[SHORT EXERCISE]:
Copy out exactly the lines from the one holding "Give me the Plotly source for this chart." through the one holding "of points (max", ends included; omit images.

[INPUT DATA]:
[Begin]

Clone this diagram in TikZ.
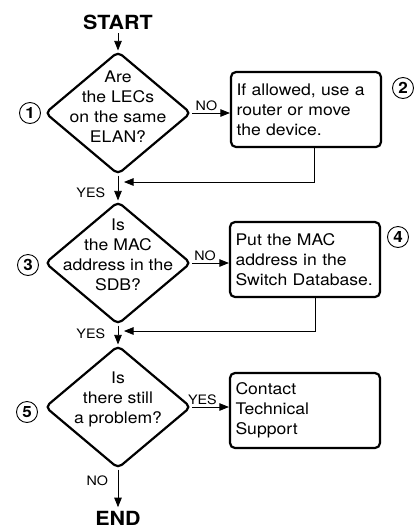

[End]
[Begin]

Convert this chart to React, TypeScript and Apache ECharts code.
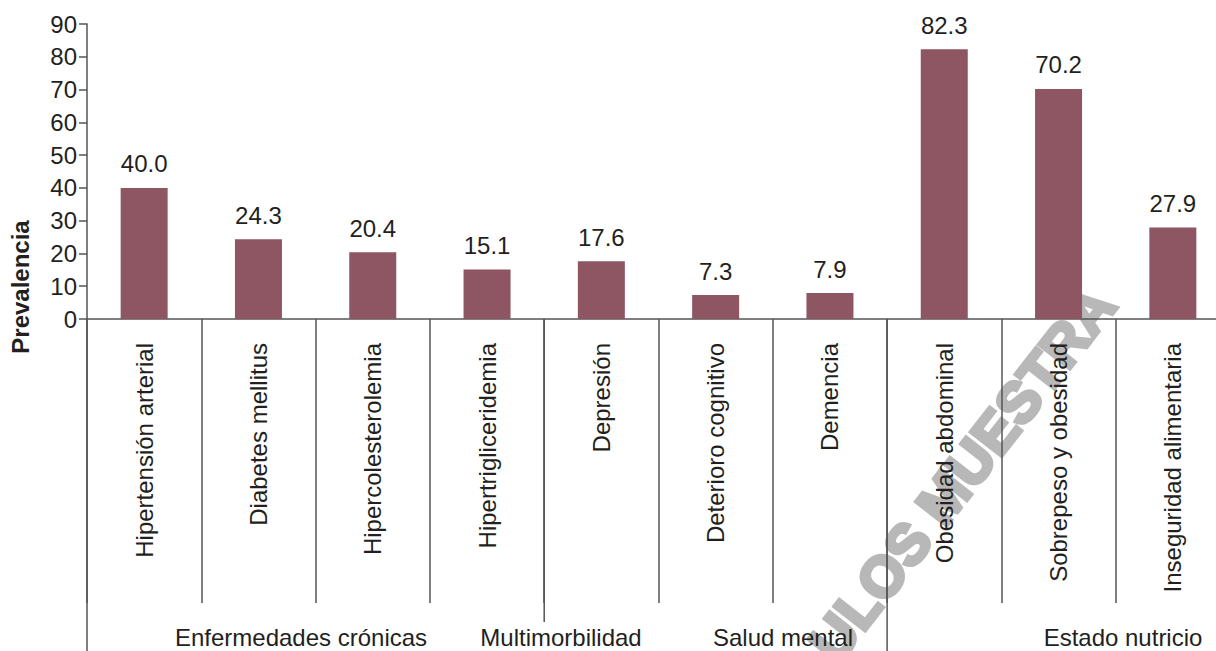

[End]
[Begin]

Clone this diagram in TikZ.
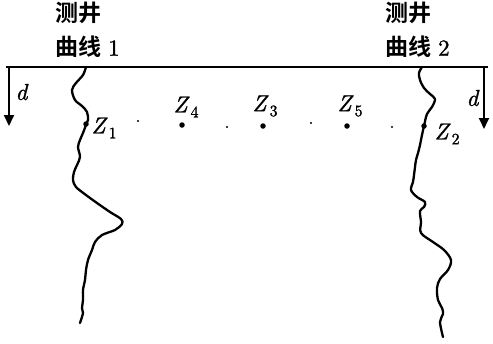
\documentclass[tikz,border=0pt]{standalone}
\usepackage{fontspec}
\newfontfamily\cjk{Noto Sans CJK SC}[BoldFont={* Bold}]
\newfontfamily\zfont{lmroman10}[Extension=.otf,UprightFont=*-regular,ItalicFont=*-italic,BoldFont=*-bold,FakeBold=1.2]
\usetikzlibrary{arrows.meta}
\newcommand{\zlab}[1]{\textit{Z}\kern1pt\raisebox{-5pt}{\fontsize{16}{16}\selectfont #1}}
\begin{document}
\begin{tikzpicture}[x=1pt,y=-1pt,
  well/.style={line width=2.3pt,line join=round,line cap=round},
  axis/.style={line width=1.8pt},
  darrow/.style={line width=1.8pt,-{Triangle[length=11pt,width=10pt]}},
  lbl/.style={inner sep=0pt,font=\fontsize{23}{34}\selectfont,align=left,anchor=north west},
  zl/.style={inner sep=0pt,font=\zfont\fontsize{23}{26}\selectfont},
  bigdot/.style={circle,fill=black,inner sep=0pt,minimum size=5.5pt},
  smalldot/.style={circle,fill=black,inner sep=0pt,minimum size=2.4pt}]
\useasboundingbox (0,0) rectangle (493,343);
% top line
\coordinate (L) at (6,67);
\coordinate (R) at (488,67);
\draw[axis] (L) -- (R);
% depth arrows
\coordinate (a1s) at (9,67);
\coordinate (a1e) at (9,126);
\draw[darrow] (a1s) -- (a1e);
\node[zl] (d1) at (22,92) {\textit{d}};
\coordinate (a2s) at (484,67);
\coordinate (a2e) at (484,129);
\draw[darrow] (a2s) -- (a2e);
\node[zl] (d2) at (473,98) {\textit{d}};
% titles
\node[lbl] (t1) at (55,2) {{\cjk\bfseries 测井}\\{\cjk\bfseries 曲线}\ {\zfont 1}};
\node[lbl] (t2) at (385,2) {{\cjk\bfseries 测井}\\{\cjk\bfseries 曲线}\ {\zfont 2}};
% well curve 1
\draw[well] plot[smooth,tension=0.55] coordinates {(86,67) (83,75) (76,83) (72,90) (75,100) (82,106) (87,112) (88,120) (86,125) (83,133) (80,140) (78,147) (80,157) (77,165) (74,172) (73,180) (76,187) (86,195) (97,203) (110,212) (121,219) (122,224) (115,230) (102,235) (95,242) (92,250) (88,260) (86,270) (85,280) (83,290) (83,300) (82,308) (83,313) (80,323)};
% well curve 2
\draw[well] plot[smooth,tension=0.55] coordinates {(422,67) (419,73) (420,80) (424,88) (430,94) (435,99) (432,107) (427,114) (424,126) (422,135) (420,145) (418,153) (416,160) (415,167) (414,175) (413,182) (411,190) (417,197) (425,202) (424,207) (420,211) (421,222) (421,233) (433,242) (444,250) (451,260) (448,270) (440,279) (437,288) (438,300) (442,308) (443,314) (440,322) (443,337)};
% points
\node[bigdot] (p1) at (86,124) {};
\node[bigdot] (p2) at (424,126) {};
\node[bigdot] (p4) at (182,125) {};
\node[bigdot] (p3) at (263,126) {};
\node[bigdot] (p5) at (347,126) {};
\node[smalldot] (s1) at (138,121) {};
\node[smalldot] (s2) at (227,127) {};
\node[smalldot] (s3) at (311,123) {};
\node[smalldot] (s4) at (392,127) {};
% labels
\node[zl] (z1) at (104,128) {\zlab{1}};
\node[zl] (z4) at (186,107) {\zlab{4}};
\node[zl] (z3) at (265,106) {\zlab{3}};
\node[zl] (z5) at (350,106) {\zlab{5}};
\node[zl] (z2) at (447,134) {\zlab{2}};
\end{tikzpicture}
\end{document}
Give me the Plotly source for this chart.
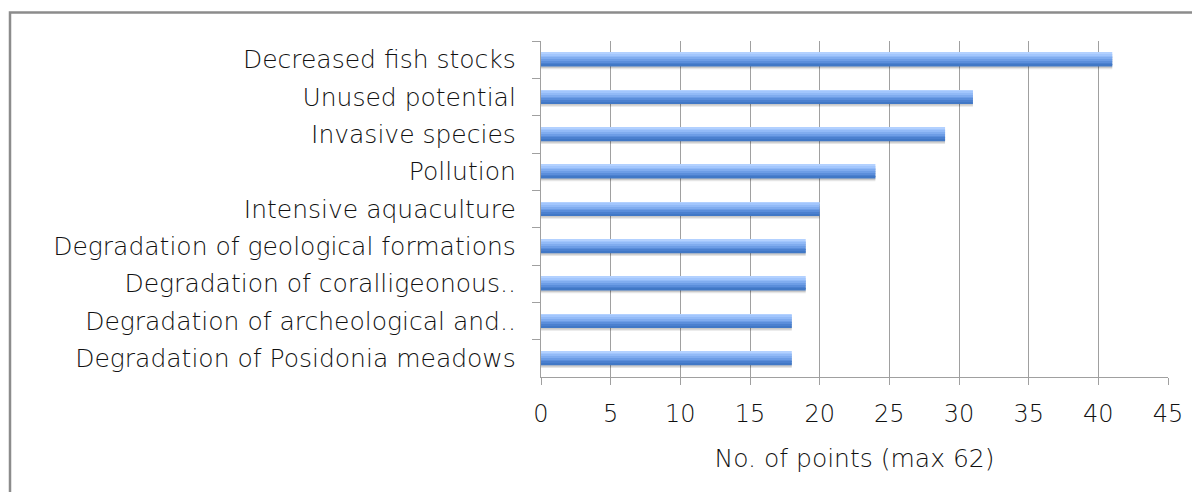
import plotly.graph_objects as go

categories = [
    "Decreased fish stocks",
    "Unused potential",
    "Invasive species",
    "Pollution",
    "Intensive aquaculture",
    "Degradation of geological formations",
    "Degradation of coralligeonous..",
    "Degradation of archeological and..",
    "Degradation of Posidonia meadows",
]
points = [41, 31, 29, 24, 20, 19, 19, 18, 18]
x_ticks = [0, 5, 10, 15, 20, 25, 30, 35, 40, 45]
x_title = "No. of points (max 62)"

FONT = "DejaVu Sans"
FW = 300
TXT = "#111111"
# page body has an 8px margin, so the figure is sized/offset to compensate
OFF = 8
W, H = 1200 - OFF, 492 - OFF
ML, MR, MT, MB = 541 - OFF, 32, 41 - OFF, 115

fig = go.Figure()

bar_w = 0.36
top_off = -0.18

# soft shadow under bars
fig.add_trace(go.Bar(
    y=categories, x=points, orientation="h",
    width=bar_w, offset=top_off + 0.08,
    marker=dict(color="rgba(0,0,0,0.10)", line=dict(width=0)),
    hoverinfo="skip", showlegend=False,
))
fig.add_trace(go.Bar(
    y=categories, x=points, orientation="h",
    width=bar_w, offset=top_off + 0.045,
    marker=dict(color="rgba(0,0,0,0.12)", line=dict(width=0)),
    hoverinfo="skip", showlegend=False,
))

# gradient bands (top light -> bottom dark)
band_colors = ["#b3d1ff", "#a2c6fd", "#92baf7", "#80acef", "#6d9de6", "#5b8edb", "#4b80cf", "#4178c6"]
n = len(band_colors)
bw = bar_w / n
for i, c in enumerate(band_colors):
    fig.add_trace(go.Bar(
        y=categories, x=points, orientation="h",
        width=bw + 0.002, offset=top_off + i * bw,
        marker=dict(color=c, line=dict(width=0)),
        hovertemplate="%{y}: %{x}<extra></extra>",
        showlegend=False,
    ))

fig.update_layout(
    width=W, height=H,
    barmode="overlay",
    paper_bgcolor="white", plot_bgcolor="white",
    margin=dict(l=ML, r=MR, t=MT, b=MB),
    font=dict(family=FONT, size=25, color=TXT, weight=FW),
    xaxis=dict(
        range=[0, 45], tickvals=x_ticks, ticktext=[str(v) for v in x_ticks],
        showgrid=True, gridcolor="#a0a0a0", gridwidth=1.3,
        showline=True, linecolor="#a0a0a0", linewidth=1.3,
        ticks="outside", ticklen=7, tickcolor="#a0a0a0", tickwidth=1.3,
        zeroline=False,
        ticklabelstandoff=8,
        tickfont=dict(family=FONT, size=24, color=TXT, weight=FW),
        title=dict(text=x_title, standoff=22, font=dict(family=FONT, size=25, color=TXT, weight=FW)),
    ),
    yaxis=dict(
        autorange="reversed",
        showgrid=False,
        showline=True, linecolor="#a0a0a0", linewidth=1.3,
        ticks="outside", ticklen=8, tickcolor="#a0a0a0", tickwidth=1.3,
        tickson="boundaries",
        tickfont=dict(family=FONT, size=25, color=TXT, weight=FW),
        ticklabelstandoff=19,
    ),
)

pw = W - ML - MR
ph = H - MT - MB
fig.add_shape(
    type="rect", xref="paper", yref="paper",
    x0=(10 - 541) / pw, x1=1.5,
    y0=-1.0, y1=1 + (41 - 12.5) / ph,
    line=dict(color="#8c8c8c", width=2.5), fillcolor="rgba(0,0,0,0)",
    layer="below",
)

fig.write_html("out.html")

[End]

[WORKED ANSWER]:
Give me the Plotly source for this chart.
import plotly.graph_objects as go

categories = [
    "Decreased fish stocks",
    "Unused potential",
    "Invasive species",
    "Pollution",
    "Intensive aquaculture",
    "Degradation of geological formations",
    "Degradation of coralligeonous..",
    "Degradation of archeological and..",
    "Degradation of Posidonia meadows",
]
points = [41, 31, 29, 24, 20, 19, 19, 18, 18]
x_ticks = [0, 5, 10, 15, 20, 25, 30, 35, 40, 45]
x_title = "No. of points (max 62)"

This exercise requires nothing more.